__WORK TO COMPLETE__. Copy each line that has the string "matplotlib" somewhere in it.

__RECORDS SHOWN__.
·····

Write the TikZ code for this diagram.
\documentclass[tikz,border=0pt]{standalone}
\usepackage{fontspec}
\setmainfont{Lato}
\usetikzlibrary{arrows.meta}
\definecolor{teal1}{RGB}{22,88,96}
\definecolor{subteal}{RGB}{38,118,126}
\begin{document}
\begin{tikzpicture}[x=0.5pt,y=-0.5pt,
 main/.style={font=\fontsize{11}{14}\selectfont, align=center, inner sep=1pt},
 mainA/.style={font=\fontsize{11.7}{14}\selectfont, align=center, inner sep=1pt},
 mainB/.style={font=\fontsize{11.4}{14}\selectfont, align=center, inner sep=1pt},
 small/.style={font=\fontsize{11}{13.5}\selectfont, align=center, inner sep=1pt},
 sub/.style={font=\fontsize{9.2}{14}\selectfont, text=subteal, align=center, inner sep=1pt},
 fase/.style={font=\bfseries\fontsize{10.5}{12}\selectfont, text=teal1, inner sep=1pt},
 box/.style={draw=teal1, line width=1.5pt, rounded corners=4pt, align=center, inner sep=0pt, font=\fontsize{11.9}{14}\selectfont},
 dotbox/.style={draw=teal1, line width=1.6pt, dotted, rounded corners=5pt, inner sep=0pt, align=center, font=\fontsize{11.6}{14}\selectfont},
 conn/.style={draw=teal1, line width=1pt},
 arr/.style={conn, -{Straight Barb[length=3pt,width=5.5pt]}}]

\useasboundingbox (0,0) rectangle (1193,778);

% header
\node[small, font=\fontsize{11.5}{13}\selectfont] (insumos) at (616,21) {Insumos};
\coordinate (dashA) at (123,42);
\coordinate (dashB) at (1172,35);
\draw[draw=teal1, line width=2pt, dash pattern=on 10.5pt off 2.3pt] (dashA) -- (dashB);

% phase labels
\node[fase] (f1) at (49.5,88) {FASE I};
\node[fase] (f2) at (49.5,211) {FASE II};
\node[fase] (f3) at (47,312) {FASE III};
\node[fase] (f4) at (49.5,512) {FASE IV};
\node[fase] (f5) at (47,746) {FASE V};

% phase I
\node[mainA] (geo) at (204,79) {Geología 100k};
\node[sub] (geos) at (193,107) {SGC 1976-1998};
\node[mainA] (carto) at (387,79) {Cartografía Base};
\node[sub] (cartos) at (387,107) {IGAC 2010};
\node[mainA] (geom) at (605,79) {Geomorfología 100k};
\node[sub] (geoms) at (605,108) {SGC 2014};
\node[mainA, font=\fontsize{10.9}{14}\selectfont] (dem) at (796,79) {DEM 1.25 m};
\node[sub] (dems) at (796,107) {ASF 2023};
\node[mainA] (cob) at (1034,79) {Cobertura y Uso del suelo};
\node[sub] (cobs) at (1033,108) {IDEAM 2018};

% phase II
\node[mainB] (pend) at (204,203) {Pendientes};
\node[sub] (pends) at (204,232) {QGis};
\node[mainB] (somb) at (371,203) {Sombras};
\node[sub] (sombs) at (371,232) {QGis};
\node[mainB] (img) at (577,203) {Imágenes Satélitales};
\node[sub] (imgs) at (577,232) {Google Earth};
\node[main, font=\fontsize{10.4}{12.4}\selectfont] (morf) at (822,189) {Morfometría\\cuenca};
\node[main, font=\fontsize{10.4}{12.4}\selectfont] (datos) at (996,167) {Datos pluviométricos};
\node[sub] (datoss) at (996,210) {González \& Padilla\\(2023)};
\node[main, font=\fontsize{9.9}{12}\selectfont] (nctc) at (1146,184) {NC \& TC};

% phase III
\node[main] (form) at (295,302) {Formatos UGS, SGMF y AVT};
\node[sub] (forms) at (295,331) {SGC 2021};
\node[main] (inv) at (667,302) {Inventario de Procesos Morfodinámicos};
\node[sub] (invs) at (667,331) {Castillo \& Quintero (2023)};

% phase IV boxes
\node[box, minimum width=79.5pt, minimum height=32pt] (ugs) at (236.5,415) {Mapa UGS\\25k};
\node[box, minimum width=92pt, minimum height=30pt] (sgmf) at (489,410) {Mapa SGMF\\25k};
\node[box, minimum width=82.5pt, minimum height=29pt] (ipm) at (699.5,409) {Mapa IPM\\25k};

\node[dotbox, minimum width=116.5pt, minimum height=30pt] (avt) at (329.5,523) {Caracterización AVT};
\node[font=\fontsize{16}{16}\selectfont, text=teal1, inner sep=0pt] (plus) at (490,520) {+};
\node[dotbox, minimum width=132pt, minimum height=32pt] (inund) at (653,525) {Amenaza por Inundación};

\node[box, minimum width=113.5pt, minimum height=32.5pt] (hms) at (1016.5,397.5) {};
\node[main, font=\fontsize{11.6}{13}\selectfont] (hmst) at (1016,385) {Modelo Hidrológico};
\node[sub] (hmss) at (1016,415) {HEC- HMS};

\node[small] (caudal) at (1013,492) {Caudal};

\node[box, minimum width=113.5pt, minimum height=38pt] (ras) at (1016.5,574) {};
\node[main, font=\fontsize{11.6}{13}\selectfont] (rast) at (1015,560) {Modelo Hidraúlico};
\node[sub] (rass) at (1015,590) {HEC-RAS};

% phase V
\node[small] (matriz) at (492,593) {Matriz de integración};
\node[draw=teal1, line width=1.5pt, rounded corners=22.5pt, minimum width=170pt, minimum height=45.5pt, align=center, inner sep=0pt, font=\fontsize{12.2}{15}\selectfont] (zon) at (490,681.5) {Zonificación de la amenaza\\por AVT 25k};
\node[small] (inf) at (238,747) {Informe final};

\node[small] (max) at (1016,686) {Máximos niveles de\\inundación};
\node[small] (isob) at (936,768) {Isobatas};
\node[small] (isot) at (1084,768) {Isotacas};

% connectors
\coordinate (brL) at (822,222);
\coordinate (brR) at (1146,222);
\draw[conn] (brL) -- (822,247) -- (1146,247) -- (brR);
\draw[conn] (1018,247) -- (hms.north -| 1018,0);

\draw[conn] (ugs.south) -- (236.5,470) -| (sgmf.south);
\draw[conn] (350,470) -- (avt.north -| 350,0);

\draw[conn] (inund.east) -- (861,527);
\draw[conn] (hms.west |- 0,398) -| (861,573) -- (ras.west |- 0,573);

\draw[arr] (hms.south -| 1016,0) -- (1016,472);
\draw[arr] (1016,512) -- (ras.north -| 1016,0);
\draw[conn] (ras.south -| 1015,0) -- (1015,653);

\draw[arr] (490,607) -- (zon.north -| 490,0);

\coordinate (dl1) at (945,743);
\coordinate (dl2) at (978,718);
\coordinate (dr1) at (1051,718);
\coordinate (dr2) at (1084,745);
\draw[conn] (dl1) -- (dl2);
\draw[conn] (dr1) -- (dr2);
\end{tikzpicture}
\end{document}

·····

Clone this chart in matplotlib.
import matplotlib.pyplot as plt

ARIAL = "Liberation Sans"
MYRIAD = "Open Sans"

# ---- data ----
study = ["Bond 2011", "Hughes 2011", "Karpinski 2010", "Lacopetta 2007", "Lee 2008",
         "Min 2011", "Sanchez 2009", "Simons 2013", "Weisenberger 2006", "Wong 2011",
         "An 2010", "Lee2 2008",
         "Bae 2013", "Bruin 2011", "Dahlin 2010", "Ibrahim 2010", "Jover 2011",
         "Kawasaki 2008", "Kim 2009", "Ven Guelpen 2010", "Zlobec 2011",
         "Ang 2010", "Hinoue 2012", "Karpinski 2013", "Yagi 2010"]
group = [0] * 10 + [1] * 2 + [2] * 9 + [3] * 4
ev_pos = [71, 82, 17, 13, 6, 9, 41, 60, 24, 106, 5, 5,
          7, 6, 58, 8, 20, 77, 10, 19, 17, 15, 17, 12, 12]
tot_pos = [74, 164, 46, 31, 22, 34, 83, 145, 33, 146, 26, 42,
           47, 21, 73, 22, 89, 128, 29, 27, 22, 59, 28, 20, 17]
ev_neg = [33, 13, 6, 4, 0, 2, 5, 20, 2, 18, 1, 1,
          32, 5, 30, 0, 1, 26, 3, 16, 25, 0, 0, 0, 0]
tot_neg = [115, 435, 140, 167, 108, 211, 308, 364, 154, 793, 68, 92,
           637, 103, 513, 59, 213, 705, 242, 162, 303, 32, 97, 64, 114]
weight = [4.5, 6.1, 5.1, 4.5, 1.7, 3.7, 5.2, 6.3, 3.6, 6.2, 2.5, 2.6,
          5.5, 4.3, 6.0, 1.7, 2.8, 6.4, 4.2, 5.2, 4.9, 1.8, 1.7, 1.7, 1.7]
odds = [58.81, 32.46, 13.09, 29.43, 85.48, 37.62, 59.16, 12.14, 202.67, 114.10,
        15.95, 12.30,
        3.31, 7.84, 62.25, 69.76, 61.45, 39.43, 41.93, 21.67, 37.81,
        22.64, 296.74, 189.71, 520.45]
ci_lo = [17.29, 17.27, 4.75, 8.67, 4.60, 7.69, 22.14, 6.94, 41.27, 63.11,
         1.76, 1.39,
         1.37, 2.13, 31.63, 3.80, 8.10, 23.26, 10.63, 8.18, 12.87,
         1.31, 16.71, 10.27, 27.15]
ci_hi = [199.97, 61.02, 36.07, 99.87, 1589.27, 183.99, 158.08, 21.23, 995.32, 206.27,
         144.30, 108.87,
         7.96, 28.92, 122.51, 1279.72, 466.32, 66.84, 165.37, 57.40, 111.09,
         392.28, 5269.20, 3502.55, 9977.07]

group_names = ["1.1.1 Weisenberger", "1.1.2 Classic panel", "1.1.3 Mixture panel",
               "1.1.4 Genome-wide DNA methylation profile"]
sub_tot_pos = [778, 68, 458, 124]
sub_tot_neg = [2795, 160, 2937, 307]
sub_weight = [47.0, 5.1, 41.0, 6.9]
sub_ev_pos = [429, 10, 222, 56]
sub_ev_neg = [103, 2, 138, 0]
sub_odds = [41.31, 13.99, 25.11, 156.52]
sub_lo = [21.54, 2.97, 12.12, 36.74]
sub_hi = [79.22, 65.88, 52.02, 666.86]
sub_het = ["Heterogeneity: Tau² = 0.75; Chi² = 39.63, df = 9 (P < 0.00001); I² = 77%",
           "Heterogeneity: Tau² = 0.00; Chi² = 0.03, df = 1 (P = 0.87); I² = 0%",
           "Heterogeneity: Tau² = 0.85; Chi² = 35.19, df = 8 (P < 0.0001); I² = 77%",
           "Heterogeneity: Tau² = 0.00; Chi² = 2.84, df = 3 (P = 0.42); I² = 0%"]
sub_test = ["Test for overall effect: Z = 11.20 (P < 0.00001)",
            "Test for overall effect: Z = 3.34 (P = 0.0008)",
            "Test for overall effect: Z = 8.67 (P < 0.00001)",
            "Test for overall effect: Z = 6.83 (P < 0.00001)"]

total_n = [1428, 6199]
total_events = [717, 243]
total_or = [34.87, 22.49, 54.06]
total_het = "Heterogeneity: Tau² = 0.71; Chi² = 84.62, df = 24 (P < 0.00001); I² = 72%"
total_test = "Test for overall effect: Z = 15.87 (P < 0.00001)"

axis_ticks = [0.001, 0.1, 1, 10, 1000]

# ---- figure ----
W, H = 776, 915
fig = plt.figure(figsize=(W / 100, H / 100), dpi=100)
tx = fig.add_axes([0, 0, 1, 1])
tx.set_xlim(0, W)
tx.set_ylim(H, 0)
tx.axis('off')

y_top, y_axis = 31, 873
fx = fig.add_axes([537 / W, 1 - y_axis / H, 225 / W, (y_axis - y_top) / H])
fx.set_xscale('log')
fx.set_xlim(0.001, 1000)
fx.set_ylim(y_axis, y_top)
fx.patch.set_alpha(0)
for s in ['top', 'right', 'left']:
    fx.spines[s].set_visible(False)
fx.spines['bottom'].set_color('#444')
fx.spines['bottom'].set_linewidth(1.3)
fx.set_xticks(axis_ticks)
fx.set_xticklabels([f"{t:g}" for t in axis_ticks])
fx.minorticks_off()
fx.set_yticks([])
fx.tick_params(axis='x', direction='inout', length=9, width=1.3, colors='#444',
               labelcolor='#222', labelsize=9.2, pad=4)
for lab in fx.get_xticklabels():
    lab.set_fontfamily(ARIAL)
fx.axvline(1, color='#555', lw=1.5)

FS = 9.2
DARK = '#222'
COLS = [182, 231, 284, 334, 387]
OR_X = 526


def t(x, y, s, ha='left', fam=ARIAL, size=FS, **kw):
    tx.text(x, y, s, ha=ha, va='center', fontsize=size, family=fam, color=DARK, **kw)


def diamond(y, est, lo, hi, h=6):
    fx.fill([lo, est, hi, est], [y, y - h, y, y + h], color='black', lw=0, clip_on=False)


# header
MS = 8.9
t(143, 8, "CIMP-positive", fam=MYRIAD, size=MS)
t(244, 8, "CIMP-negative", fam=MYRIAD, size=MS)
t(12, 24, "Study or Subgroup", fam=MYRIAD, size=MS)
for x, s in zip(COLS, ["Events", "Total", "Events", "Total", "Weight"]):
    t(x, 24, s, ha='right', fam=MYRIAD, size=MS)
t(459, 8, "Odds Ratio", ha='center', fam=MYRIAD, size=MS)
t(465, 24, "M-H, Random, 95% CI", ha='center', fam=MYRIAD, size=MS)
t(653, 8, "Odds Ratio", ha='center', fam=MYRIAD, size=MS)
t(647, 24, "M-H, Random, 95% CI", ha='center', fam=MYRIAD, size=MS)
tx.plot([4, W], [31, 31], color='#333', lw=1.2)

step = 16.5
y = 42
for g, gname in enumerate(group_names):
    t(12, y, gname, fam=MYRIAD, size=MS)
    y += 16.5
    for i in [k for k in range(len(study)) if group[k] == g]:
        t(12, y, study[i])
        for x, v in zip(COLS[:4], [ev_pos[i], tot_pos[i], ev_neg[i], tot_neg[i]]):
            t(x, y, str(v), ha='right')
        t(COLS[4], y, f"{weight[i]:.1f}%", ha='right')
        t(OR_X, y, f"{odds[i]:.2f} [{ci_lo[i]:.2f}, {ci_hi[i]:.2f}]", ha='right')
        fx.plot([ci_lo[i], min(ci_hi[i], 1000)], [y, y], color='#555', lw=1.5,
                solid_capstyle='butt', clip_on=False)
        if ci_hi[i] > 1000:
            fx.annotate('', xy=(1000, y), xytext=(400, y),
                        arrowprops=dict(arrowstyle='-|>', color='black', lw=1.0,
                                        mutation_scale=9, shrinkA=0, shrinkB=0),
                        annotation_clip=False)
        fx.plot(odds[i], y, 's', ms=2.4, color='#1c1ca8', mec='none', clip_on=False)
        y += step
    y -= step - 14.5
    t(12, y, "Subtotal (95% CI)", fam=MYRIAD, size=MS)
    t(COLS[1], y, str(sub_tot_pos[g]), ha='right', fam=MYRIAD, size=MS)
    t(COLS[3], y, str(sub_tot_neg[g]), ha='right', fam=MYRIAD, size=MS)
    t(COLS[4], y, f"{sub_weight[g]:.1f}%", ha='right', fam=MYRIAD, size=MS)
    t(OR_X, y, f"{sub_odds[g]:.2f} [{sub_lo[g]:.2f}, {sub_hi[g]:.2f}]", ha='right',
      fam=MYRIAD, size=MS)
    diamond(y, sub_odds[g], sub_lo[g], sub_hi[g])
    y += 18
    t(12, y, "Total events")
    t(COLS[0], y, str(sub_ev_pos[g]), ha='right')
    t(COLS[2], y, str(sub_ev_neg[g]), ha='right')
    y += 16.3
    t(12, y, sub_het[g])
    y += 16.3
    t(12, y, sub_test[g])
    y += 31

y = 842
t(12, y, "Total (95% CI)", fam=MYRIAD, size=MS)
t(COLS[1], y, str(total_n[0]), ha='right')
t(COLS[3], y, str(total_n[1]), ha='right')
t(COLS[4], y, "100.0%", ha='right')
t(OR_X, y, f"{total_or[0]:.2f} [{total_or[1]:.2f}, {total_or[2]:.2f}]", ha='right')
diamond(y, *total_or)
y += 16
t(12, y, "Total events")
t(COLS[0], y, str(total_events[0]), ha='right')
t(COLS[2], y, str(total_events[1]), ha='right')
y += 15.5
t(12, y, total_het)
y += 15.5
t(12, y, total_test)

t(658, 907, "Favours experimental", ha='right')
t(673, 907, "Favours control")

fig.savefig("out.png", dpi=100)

·····

__WRITTEN SOLUTION__.
Clone this chart in matplotlib.
import matplotlib.pyplot as plt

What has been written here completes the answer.